Task description:
Search the material below for the string "matplotlib" and list each line that holds it.

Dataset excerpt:

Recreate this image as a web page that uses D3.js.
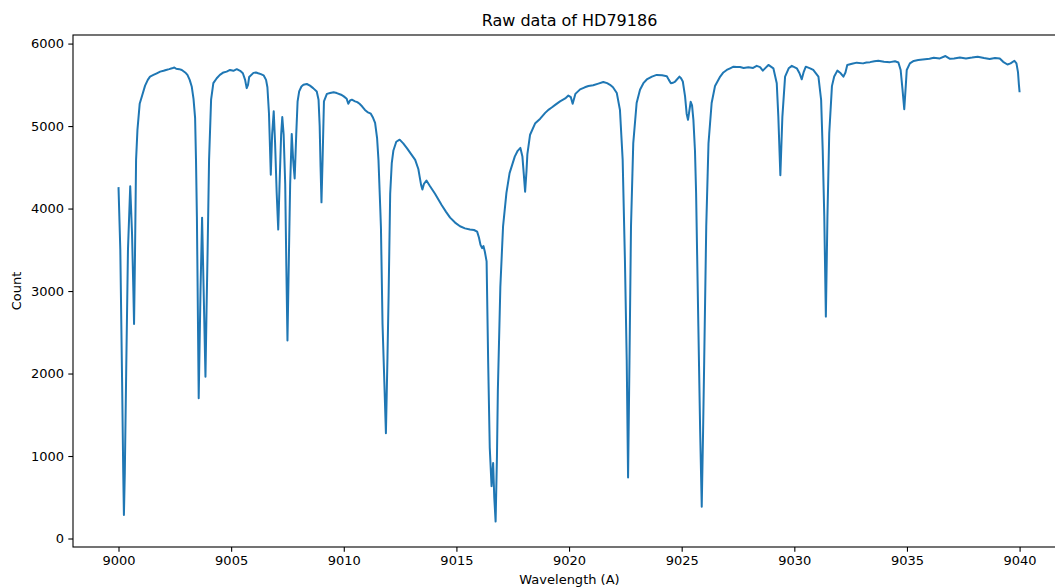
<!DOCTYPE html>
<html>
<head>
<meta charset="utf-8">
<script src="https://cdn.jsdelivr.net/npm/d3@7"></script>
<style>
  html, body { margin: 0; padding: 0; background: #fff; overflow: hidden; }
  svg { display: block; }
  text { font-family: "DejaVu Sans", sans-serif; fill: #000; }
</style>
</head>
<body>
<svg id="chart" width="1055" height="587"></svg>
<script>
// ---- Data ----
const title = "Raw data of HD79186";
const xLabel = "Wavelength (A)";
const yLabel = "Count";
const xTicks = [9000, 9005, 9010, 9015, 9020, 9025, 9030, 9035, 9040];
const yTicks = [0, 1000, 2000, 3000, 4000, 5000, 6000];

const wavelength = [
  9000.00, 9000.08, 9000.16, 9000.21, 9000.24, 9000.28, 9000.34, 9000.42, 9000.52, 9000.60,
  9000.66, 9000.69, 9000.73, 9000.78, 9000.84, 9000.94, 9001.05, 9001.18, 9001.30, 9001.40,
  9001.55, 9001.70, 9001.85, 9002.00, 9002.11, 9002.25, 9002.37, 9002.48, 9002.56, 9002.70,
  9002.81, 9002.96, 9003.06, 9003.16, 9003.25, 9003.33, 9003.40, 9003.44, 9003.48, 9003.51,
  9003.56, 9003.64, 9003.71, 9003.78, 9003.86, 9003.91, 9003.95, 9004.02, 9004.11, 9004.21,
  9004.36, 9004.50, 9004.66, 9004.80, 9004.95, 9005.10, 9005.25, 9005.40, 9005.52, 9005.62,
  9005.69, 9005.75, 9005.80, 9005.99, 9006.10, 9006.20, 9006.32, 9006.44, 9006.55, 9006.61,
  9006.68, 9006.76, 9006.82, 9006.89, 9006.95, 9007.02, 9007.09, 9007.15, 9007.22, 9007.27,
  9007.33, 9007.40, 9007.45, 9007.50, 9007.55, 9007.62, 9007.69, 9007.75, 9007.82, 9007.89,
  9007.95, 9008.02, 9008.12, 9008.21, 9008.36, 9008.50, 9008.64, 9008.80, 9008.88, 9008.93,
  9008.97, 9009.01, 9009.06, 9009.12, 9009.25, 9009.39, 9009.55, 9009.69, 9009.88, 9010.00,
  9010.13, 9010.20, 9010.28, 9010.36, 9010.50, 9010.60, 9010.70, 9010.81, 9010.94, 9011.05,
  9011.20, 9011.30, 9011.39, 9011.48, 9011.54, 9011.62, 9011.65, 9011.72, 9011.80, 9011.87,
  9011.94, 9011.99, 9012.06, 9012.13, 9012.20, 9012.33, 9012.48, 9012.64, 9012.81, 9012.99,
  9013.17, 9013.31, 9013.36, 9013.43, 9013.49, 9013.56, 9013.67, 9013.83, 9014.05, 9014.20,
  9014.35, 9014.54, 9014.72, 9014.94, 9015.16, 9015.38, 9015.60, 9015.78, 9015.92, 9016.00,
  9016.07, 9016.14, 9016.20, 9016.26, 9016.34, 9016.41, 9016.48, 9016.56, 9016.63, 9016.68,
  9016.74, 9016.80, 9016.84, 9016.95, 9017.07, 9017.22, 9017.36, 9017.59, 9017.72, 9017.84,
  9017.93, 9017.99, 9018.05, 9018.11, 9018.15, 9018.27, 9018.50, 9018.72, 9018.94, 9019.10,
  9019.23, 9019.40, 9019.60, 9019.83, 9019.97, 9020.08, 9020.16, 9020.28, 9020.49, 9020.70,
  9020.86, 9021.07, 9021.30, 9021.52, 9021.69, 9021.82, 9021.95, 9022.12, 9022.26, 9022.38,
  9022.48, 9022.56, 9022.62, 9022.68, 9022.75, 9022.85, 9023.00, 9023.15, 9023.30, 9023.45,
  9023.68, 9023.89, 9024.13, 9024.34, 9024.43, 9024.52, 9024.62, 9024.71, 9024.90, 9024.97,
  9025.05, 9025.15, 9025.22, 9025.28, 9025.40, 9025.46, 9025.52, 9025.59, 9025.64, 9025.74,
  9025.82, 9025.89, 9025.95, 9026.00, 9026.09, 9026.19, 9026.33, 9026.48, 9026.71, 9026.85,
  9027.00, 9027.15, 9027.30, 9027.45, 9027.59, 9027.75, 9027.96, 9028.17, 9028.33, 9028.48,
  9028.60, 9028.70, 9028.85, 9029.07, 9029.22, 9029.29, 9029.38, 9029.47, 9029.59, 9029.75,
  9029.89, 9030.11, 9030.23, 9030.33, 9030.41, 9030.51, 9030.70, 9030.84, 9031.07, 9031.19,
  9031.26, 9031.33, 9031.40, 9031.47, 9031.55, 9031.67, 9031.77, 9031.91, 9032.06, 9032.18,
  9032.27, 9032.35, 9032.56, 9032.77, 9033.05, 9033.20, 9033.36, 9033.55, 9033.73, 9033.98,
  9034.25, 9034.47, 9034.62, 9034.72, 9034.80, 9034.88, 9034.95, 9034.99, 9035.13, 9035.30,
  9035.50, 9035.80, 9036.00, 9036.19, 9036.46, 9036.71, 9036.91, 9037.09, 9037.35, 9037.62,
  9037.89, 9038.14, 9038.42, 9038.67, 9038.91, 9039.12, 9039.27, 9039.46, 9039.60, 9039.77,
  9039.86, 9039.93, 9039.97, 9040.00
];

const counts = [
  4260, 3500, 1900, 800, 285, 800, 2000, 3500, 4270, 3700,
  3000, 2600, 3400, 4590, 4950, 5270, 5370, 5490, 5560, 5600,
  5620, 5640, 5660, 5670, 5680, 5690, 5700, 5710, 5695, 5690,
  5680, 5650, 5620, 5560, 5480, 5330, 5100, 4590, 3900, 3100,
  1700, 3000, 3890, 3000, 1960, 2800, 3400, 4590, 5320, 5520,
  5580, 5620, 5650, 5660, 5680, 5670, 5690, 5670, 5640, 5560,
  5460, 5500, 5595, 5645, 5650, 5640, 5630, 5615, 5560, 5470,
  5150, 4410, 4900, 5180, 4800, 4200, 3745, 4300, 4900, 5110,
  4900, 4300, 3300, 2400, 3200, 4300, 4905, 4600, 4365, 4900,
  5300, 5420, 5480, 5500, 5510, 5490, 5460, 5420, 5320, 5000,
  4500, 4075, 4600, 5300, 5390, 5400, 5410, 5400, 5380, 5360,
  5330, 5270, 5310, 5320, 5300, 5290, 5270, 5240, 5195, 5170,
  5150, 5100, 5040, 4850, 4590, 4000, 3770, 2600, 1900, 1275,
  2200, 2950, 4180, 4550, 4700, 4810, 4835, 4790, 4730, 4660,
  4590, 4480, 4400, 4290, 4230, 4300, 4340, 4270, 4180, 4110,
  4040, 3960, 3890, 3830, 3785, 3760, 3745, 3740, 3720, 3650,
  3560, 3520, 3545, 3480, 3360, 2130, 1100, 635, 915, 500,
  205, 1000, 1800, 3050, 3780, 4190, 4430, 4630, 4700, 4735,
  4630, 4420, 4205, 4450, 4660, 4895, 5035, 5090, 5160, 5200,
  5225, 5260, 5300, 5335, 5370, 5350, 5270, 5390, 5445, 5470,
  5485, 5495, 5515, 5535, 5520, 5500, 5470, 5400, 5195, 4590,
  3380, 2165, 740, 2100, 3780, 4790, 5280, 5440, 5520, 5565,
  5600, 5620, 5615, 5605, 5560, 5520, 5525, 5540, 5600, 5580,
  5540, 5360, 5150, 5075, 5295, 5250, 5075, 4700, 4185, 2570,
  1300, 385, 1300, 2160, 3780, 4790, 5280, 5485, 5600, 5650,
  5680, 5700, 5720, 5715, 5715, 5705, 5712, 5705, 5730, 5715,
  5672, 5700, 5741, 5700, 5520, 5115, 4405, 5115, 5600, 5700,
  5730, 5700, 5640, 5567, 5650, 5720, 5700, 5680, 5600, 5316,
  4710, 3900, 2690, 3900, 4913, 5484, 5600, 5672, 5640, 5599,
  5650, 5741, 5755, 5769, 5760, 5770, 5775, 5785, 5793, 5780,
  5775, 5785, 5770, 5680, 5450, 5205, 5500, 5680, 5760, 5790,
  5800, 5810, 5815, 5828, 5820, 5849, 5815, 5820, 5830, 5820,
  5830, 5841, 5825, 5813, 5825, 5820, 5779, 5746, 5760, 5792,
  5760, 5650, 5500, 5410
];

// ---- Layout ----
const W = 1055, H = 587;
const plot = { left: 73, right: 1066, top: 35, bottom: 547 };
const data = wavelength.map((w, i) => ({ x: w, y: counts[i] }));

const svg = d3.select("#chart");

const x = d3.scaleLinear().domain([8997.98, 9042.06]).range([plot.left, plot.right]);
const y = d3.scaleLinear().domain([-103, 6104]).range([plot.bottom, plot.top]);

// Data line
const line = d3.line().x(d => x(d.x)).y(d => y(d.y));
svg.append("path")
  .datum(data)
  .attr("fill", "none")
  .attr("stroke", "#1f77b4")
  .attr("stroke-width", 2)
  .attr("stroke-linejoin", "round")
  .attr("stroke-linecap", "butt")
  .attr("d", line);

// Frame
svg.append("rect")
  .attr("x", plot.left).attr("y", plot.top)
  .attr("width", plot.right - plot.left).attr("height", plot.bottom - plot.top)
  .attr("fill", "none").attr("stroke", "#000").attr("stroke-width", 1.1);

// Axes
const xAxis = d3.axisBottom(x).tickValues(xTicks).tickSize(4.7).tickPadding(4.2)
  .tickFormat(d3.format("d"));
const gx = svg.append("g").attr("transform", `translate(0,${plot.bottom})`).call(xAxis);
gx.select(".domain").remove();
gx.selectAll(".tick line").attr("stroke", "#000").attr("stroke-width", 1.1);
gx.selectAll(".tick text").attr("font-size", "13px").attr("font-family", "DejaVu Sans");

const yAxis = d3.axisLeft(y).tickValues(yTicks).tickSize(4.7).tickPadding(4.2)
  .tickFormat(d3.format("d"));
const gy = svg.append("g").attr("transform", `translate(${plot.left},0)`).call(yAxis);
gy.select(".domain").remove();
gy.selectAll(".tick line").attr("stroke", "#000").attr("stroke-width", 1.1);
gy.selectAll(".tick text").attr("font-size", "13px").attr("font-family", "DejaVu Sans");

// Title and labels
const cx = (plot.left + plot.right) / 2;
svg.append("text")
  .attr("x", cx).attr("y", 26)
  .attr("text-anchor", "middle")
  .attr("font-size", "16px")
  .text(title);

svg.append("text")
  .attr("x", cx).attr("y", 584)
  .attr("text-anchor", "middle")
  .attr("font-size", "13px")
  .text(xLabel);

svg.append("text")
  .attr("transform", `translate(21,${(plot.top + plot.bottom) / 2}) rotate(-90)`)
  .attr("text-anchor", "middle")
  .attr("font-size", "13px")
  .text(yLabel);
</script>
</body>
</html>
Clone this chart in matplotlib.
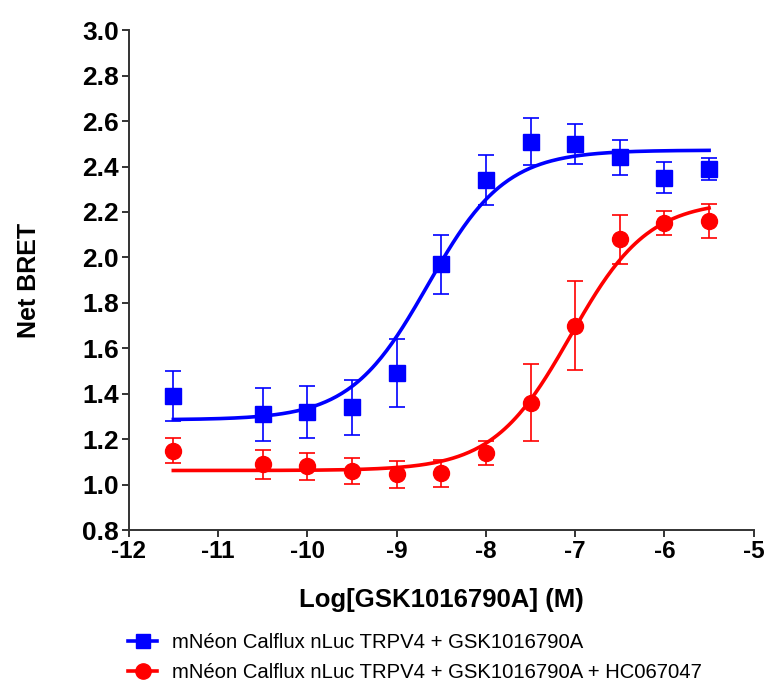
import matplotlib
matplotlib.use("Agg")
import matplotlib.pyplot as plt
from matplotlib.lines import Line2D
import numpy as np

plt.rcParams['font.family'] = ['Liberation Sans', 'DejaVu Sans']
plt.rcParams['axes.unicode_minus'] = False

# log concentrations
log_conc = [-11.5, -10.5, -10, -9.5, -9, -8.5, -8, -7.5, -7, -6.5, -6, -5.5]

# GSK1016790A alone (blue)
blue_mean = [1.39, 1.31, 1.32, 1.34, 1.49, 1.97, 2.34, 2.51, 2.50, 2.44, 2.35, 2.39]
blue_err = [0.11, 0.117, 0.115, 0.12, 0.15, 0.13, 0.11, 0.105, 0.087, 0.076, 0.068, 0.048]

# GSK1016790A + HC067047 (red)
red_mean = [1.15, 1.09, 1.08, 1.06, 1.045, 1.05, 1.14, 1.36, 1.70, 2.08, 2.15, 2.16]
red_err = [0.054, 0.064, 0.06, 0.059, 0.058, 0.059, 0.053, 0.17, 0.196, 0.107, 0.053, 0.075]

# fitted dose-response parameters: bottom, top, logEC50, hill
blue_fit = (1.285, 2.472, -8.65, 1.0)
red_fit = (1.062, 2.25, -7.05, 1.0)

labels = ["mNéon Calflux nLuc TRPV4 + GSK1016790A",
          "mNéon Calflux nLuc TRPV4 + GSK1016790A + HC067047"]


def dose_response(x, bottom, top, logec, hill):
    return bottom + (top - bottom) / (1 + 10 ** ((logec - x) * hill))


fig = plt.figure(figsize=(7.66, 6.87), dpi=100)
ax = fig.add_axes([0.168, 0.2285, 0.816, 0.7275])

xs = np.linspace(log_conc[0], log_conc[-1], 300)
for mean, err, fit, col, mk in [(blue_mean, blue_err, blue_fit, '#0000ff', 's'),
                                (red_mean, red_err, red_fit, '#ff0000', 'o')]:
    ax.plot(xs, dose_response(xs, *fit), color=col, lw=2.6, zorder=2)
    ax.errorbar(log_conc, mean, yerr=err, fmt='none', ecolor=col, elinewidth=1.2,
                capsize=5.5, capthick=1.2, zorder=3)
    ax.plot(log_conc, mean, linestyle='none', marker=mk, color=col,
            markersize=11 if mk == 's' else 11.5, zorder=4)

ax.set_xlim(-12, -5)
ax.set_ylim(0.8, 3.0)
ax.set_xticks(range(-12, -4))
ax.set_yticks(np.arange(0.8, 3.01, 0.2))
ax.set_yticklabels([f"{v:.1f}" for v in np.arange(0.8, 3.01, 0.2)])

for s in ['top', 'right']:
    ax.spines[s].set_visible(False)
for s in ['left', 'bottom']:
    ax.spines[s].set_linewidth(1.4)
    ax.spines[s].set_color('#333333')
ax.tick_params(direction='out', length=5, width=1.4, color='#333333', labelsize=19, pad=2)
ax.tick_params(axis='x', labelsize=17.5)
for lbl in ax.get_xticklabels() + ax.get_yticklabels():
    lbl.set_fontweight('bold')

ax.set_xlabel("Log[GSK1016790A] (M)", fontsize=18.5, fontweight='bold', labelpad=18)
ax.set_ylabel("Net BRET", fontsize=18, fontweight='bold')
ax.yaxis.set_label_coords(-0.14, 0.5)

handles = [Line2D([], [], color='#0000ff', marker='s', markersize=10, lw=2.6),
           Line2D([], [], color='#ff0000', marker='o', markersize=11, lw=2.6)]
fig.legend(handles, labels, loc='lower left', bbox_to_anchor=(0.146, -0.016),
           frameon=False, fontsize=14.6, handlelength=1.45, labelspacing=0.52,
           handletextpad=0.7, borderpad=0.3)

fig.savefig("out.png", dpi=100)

Full response:
Clone this chart in matplotlib.
import matplotlib
matplotlib.use("Agg")
import matplotlib.pyplot as plt
from matplotlib.lines import Line2D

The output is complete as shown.